Winter Magic, Ladysmith Main Street
In 2017, Ladysmith Main Street continued its effort to expand the Winter Magic event to bring holiday cheer into the downtown area. For this family-oriented event, a number of initiatives were combined to create a center of activity downtown. Horse-drawn wagon rides were relocated back to downtown, campfire pits returned to the downtown plaza, and eight pop-up retailers provided new seasonal shopping opportunities, in addition to new interactive public art installations. These events attracted crowds to downtown, and, more importantly, shoppers to stores, which experienced record single-day sales totals. Although the event had a total budget of $400, the benefits were priceless.
De Pere Style, Definitely De Pere
The inaugural year of De Pere Style helped put De Pere on the fashion map. The sold-out event featured a fashion show with offerings by eight local boutiques, followed by a district-wide afternoon shopping event. Stores offered in-store refreshments and specials, encouraging visitors to linger downtown for the entire day. Participating businesses saw upwards of 400 percent increases in same-day sales, and at least 80 percent of event attendees were first-time visitors to one or more participating shops. Looking ahead, there are plans to host both fall and spring fashion events, introducing still more customers to the myriad retail offerings available in the district.
Special events highlight unique assets of the area, whether they be natural, historical or cultural. These events exist to bring people downtown to develop positive emotional connections to the district and to view the progress of revitalization efforts. Special events, by their nature, are not meant to draw people into district businesses (note: restaurants and bars do tend to see increased traffic during special events, even when food and beverage is available at the event), but strategies can be employed to draw people back at a later time. One such tactic is a bounce-back coupon handed to anyone entering the establishment offering a free gift with purchase should they return during a specific period—for instance, three weeks. If you know of a local business utilizing such a strategy, remember to check back to inquire about the impact. To learn how approaches to special events can vary, read about these recent Wisconsin Main Street Awards winners.
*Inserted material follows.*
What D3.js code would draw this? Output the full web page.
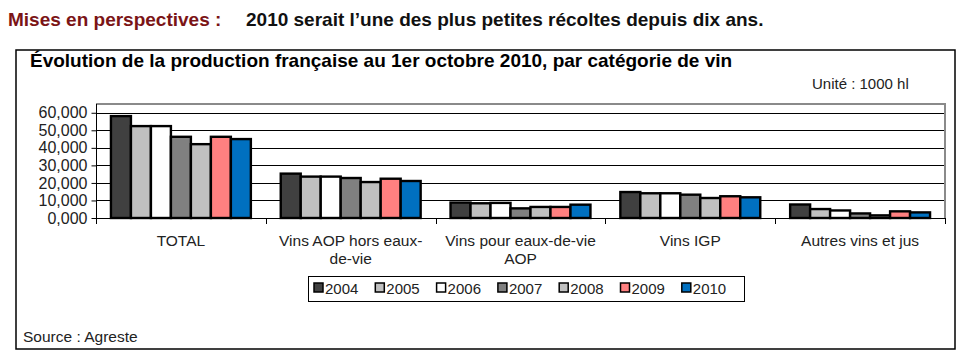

Campfire Nights, Ladysmith Main Street
After attending a Wisconsin Main Street Placemaking Workshop in Rice Lake, Ladysmith brought back the idea of utilizing a campfire as a way to bring people together downtown. They decided that the best time to try it was during the Winter Magic Celebration, to coincide with other activities that day. The campfire started an hour before the parade in a small park between two buildings. A simple $60 portable fire pit was purchased by Main Street and firewood was donated. Volunteers assembled pre-made s’mores kits. A retailer next door sold hot coffee and tea, and ultimately dozens of people enjoyed the relaxed atmosphere, met new people, and kept warm. Many stayed long after the parade ended, and some offered to help with future campfires.
Artspire, La Crosse
What started out as a small mural dedication in 2014 has quickly grown into a major art event highlighting La Crosse as a cultural and creative hub. The event is held outside of the Pump House, at the center of the city’s burgeoning arts district. The now-annual event is held the second weekend of June, and includes interactive exhibits, performances, music and demonstrations, both on the street and within businesses. The event highlights the creative talent that resides in La Crosse, including performers and artists as well as enthusiasts who appreciate their creations. In 2016, in just its third year, the event drew more than 1,000 attendees, and more than 50 artists participated. Organizers hope to grow Artspire into a regionally recognized arts event.
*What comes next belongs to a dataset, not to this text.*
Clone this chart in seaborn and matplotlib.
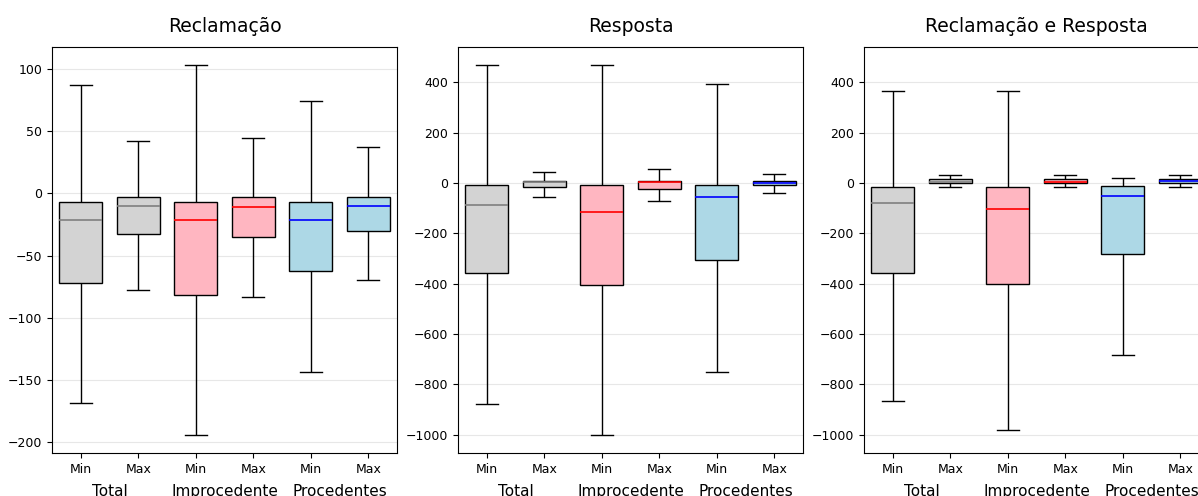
import matplotlib
matplotlib.use("Agg")
import matplotlib.pyplot as plt
import matplotlib.transforms as mtransforms
import seaborn as sns
import pandas as pd
import numpy as np

# five-number summaries per box: [low whisker, Q1, median, Q3, high whisker]
# order: Total Min, Total Max, Improcedente Min, Improcedente Max, Procedentes Min, Procedentes Max
reclamacao_stats = [
    [-169, -72, -21, -7, 87],
    [-78, -33, -10, -3, 42],
    [-194, -82, -21, -7, 103],
    [-83, -35, -11, -3, 45],
    [-144, -62, -21, -7, 74],
    [-70, -30, -10, -3, 37],
]
resposta_stats = [
    [-880, -358, -87, -10, 467],
    [-57, -17, 2, 8, 45],
    [-1000, -405, -117, -10, 467],
    [-73, -24, 2, 8, 56],
    [-751, -305, -54, -8, 395],
    [-38, -10, 1, 8, 37],
]
ambos_stats = [
    [-866, -357, -80, -16, 365],
    [-18, 0, 5, 14, 32],
    [-982, -402, -104, -16, 365],
    [-18, 0, 5, 14, 32],
    [-683, -281, -50, -13, 20],
    [-18, 0, 6, 14, 32],
]

panel_titles = ["Reclamação", "Resposta", "Reclamação e Resposta"]
tick_labels = ["Min", "Max", "Min", "Max", "Min", "Max"]
group_labels = ["Total", "Improcedente", "Procedentes"]

box_colors = ["lightgray", "lightgray", "lightpink", "lightpink", "lightblue", "lightblue"]
median_colors = ["gray", "gray", "red", "red", "blue", "blue"]


def draw_panel(ax, stats, title):
    rows = []
    for i, five in enumerate(stats):
        for v in five:
            rows.append({"box": str(i), "value": v})
    df = pd.DataFrame(rows)

    sns.boxplot(data=df, x="box", y="value", hue="box", palette=box_colors,
                saturation=1, width=0.75, whis=(0, 100), showfliers=False,
                linecolor="black", linewidth=1, legend=False, ax=ax)

    # recolour the median lines per box
    for line in ax.lines:
        x = np.asarray(line.get_xdata(), float)
        y = np.asarray(line.get_ydata(), float)
        if len(x) == 2 and y[0] == y[1] and abs(x[1] - x[0]) > 0.5:
            idx = int(round(x.mean()))
            line.set_color(median_colors[idx])
            line.set_linewidth(1.2)

    ax.set_title(title, fontsize=13.5, pad=11)
    ax.set_xticks(range(6))
    ax.set_xticklabels(tick_labels, fontsize=9)
    ax.tick_params(axis="y", labelsize=9)
    ax.set_xlabel("")
    ax.set_ylabel("")
    ax.set_xlim(-0.5, 5.5)
    ax.yaxis.grid(True, alpha=0.3)
    ax.set_axisbelow(True)

    trans = mtransforms.blended_transform_factory(ax.transData, ax.transAxes)
    for k, g in enumerate(group_labels):
        ax.text(2 * k + 0.5, -0.076, g, transform=trans, ha="center", va="top",
                fontsize=11)


fig = plt.figure(figsize=(11.98, 4.96), dpi=100)
lefts = [52 / 1198, 458 / 1198, 864 / 1198]
axes = [fig.add_axes([l, 43 / 496, 345 / 1198, 406 / 496]) for l in lefts]

draw_panel(axes[0], reclamacao_stats, panel_titles[0])
draw_panel(axes[1], resposta_stats, panel_titles[1])
draw_panel(axes[2], ambos_stats, panel_titles[2])
axes[2].set_ylim(axes[1].get_ylim())

fig.savefig("out.png", dpi=100)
Pop-Up Beer Garden, Kenosha
This three-day event was designed to activate a previously underutilized space within downtown Kenosha. Despite the name, the event did not only feature beer, but also live music, bonfires on the beach, food trucks and other activities. More than 15,000 attendees visited the beer garden during the three days, and the event was also a fundraiser for Downtown Kenosha Inc. Perhaps the most significant outcome of the event is the commitment by the city to invest $1 million into the site in 2018 to maximize the site’s potential to serve as a community gathering place for downtown residents and visitors.
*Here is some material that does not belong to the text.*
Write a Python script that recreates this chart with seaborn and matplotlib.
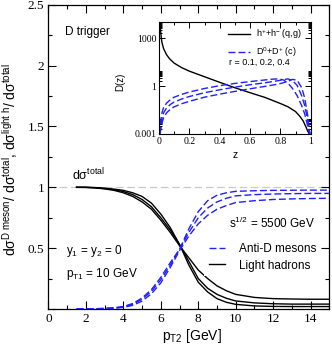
import numpy as np
import pandas as pd
import matplotlib
matplotlib.use("Agg")
import matplotlib.pyplot as plt
import seaborn as sns
from matplotlib.ticker import MultipleLocator, FixedLocator, FixedFormatter, NullFormatter
from matplotlib.lines import Line2D

# ---------------- main panel data ----------------
pt2 = [1.5, 2, 2.5, 3, 3.5, 4, 4.5, 5, 5.5, 6, 6.5, 7, 7.5, 8, 8.5, 9, 9.5, 10, 11, 12, 13, 14, 15]

light_1 = [1.0, 1.0, 0.998, 0.993, 0.985, 0.975, 0.955, 0.925, 0.87, 0.78, 0.67, 0.53, 0.36, 0.22, 0.14, 0.085, 0.055, 0.038, 0.025, 0.021, 0.02, 0.02, 0.02]
light_2 = [1.0, 1.0, 0.997, 0.99, 0.98, 0.965, 0.94, 0.9, 0.84, 0.75, 0.65, 0.53, 0.39, 0.25, 0.17, 0.12, 0.088, 0.066, 0.05, 0.043, 0.04, 0.04, 0.04]
light_3 = [1.0, 0.999, 0.995, 0.987, 0.975, 0.955, 0.925, 0.88, 0.82, 0.73, 0.63, 0.52, 0.42, 0.32, 0.25, 0.19, 0.15, 0.12, 0.095, 0.085, 0.082, 0.08, 0.08]

antiD_1 = [0.0, 0.001, 0.002, 0.005, 0.01, 0.02, 0.045, 0.09, 0.16, 0.26, 0.38, 0.49, 0.66, 0.8, 0.89, 0.935, 0.955, 0.967, 0.972, 0.975, 0.976, 0.977, 0.977]
antiD_2 = [0.0, 0.001, 0.002, 0.004, 0.008, 0.017, 0.038, 0.08, 0.145, 0.24, 0.36, 0.49, 0.63, 0.75, 0.83, 0.88, 0.91, 0.93, 0.94, 0.945, 0.948, 0.95, 0.95]
antiD_3 = [0.0, 0.0, 0.001, 0.003, 0.006, 0.013, 0.03, 0.065, 0.125, 0.215, 0.34, 0.48, 0.6, 0.7, 0.77, 0.82, 0.85, 0.875, 0.89, 0.9, 0.905, 0.908, 0.91]

# ---------------- inset data ----------------
z_h = [0.004, 0.006, 0.01, 0.015, 0.02, 0.03, 0.05, 0.07, 0.1, 0.15, 0.2, 0.3, 0.4, 0.5, 0.6, 0.7, 0.8, 0.85, 0.9, 0.93, 0.95, 0.97, 0.98, 0.99]
D_h = [2e4, 8000, 3000, 1000, 500, 220, 90, 50, 27, 14, 8.5, 3.8, 1.7, 0.78, 0.38, 0.19, 0.08, 0.05, 0.025, 0.012, 0.0065, 0.0025, 0.0015, 0.001]

z_c = [0.005, 0.01, 0.02, 0.03, 0.05, 0.075, 0.1, 0.15, 0.2, 0.3, 0.4, 0.5, 0.6, 0.7, 0.75, 0.79, 0.82, 0.85, 0.88, 0.91, 0.94, 0.96, 0.98, 0.99, 0.995]
D_c_1 = [0.001, 0.006, 0.022, 0.045, 0.085, 0.14, 0.2, 0.3, 0.42, 0.7, 1.05, 1.45, 1.9, 2.4, 2.7, 2.8, 2.4, 1.5, 0.7, 0.25, 0.06, 0.018, 0.003, 0.0012, 0.001]
D_c_2 = [0.001, 0.003, 0.01, 0.021, 0.042, 0.07, 0.1, 0.155, 0.22, 0.38, 0.58, 0.85, 1.2, 1.6, 1.9, 2.2, 2.5, 2.8, 2.2, 1.1, 0.25, 0.06, 0.007, 0.0016, 0.001]
D_c_3 = [0.001, 0.0015, 0.005, 0.01, 0.021, 0.035, 0.05, 0.078, 0.11, 0.2, 0.31, 0.46, 0.67, 0.95, 1.15, 1.35, 1.6, 2.0, 2.6, 2.3, 0.8, 0.18, 0.014, 0.002, 0.001]

x_ticks = [0, 2, 4, 6, 8, 10, 12, 14]
y_ticks = [0, 0.5, 1, 1.5, 2, 2.5]
y_tick_labels = ["", "0.5", "1", "1.5", "2", "2.5"]
z_ticks = [0, 0.2, 0.4, 0.6, 0.8, 1]
z_tick_labels = ["0", "0.2", "0.4", "0.6", "0.8", "1"]
D_ticks = [0.001, 1, 1000]
D_tick_labels = ["0.001", "1", "1000"]

# ---------------- style ----------------
plt.rcParams["font.family"] = ["Liberation Sans", "DejaVu Sans"]
plt.rcParams["mathtext.fontset"] = "custom"
plt.rcParams["mathtext.rm"] = "Liberation Sans"
plt.rcParams["mathtext.it"] = "Liberation Sans:italic"
plt.rcParams["mathtext.bf"] = "Liberation Sans:bold"

BLUE = "#1f1fff"
DASH = (0, (5, 2.2))

fig = plt.figure(figsize=(3.32, 3.46), dpi=100)
ax = fig.add_axes([0.146, 0.107, 0.846, 0.879])

# reference line at 1
ax.axhline(1.0, color="#c8c8c8", lw=0.9, linestyle=(0, (6, 3)), zorder=1)

for ys in (light_1, light_2, light_3):
    df = pd.DataFrame({"pt2": pt2, "r": ys})
    sns.lineplot(data=df, x="pt2", y="r", ax=ax, color="black", lw=1.0,
                 estimator=None, sort=False, zorder=3)
for ys in (antiD_1, antiD_2, antiD_3):
    df = pd.DataFrame({"pt2": pt2, "r": ys})
    sns.lineplot(data=df, x="pt2", y="r", ax=ax, color=BLUE, lw=1.0,
                 linestyle=DASH, estimator=None, sort=False, zorder=3)

ax.set_xlim(0, 15)
ax.set_ylim(0, 2.5)
ax.xaxis.set_major_locator(FixedLocator(x_ticks))
ax.xaxis.set_minor_locator(MultipleLocator(1))
ax.yaxis.set_major_locator(FixedLocator(y_ticks))
ax.yaxis.set_major_formatter(FixedFormatter(y_tick_labels))
ax.yaxis.set_minor_locator(MultipleLocator(0.25))
ax.tick_params(which="both", direction="in", top=True, right=True, width=0.8)
ax.tick_params(which="major", length=5.5)
ax.tick_params(which="minor", length=3)
ax.tick_params(axis="x", labelsize=9.5, labelfontfamily="Liberation Serif", pad=3)
ax.tick_params(axis="y", labelsize=9.5, labelfontfamily="Liberation Serif", pad=3)
for s in ax.spines.values():
    s.set_linewidth(0.9)

ax.set_xlabel(r"p$_{\mathrm{T2}}$ [GeV]", fontsize=10)
ax.xaxis.set_label_coords(0.51, -0.06)
ax.set_ylabel(r"dσ$^{\mathrm{D\ meson}}$/ dσ$^{\mathrm{total}}$, dσ$^{\mathrm{light\ h}}$/ dσ$^{\mathrm{total}}$",
              fontsize=10)
ax.yaxis.set_label_coords(-0.10, 0.49)

ax.text(0.88, 2.28, "D trigger", fontsize=8.5, va="center")
ax.text(1.25, 1.06, r"dσ$^{\mathrm{total}}$", fontsize=9, va="baseline")
ax.text(0.92, 0.455, r"y$_1$ = y$_2$ = 0", fontsize=8.5, va="baseline")
ax.text(0.92, 0.263, r"p$_{\mathrm{T1}}$ = 10 GeV", fontsize=8.5, va="baseline")
ax.text(9.63, 0.663, r"s$^{1/2}$ = 5500 GeV", fontsize=8.5, va="baseline")

handles = [Line2D([], [], color=BLUE, lw=1.0, linestyle=DASH),
           Line2D([], [], color="black", lw=1.0)]
leg = ax.legend(handles, ["Anti-D mesons", "Light hadrons"], loc="upper left",
                bbox_to_anchor=(8.33, 0.578), bbox_transform=ax.transData,
                fontsize=8.5, frameon=True, framealpha=1.0, facecolor="white",
                edgecolor="none", fancybox=False, handlelength=1.35,
                handletextpad=1.2, labelspacing=0.35, borderpad=0.4, borderaxespad=0)

# ---------------- inset ----------------
axi = fig.add_axes([0.479, 0.613, 0.457, 0.323])
axi.set_facecolor("white")
df = pd.DataFrame({"z": z_h, "D": D_h})
sns.lineplot(data=df, x="z", y="D", ax=axi, color="black", lw=1.0, estimator=None, sort=False)
for ys in (D_c_1, D_c_2, D_c_3):
    df = pd.DataFrame({"z": z_c, "D": ys})
    sns.lineplot(data=df, x="z", y="D", ax=axi, color=BLUE, lw=1.0, linestyle=DASH,
                 estimator=None, sort=False)
axi.set_yscale("log")
axi.set_xlim(0, 1)
axi.set_ylim(1e-3, 1e4)
axi.xaxis.set_major_locator(FixedLocator(z_ticks))
axi.xaxis.set_major_formatter(FixedFormatter(z_tick_labels))
axi.xaxis.set_minor_locator(MultipleLocator(0.1))
axi.yaxis.set_major_locator(FixedLocator(D_ticks))
axi.yaxis.set_major_formatter(FixedFormatter(D_tick_labels))
minor_D = [m * 10.0 ** k for k in (-3, 0, 3) for m in range(2, 10)]
axi.yaxis.set_minor_locator(FixedLocator(minor_D))
axi.yaxis.set_minor_formatter(NullFormatter())
axi.tick_params(which="both", direction="in", top=True, right=True, width=0.7)
axi.tick_params(which="major", length=4)
axi.tick_params(which="minor", length=2.2)
axi.tick_params(axis="both", labelsize=7, labelfontfamily="Liberation Serif", pad=2)
for s in axi.spines.values():
    s.set_linewidth(0.8)
axi.set_xlabel("z", fontsize=7.5)
axi.xaxis.set_label_coords(0.5, -0.14)
axi.set_ylabel("D(z)", fontsize=7)
axi.yaxis.set_label_coords(-0.225, 0.47)

ih = [Line2D([], [], color="black", lw=1.0),
      Line2D([], [], color=BLUE, lw=1.0, linestyle=DASH)]
axi.legend(ih, [r"h$^{+}$+h$^{-}$ (q,g)", r"D$^{0}$+D$^{+}$ (c)"], loc="upper left",
           bbox_to_anchor=(0.43, 0.985), fontsize=6.5, frameon=False,
           handlelength=2.4, handletextpad=0.7, labelspacing=0.45, borderpad=0.4,
           borderaxespad=0)
axi.text(0.46, 0.64, "r = 0.1, 0.2, 0.4", transform=axi.transAxes, fontsize=6.5, va="center")

fig.savefig("out.png", dpi=100)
igNight Market, On Broadway Inc., Green Bay
This four-event series was designed to showcase the arts community and underutilized areas within the On Broadway district. The event more than doubled its projected attendance and revenues, attracting more than 45,000 to experience the district. The event attracted visitors of all ages, reflecting the diversity of the surrounding community. More than 50 vendors were part of each event, and live demonstrations varied from night to night, including buskers, hot air balloons, fire jugglers, aerial yoga, improv comedy, drum circles and more, all combined with artists and food vendors. Future planning is already underway, with new event locations and a plan to help transition successful artisans and vendors into more permanent storefront locations On Broadway.
Events as a fundraising strategy
Even the simplest events cost money to produce, but nevertheless, many MSA programs count them as part of their organizations’ fundraising strategy. The concept is noble: if you can raise sponsorship over and above costs, sell concessions to realize a profit, or charge admission, then funds can cover operational costs. However, when calculating costs, organizations rarely factor in the value of staff and volunteer time. If they did, the $500 profit realized would be quickly eroded and the event would show a loss. This is not to say that events cannot be fundraisers, but my advice to programs is that if this is a goal, be sure to account for all costs so you know if you are truly hitting your target. If not, you may wish to make tweaks to the event or even discontinue the event if it is not a successful fundraiser, or reevaluate the event’s goals.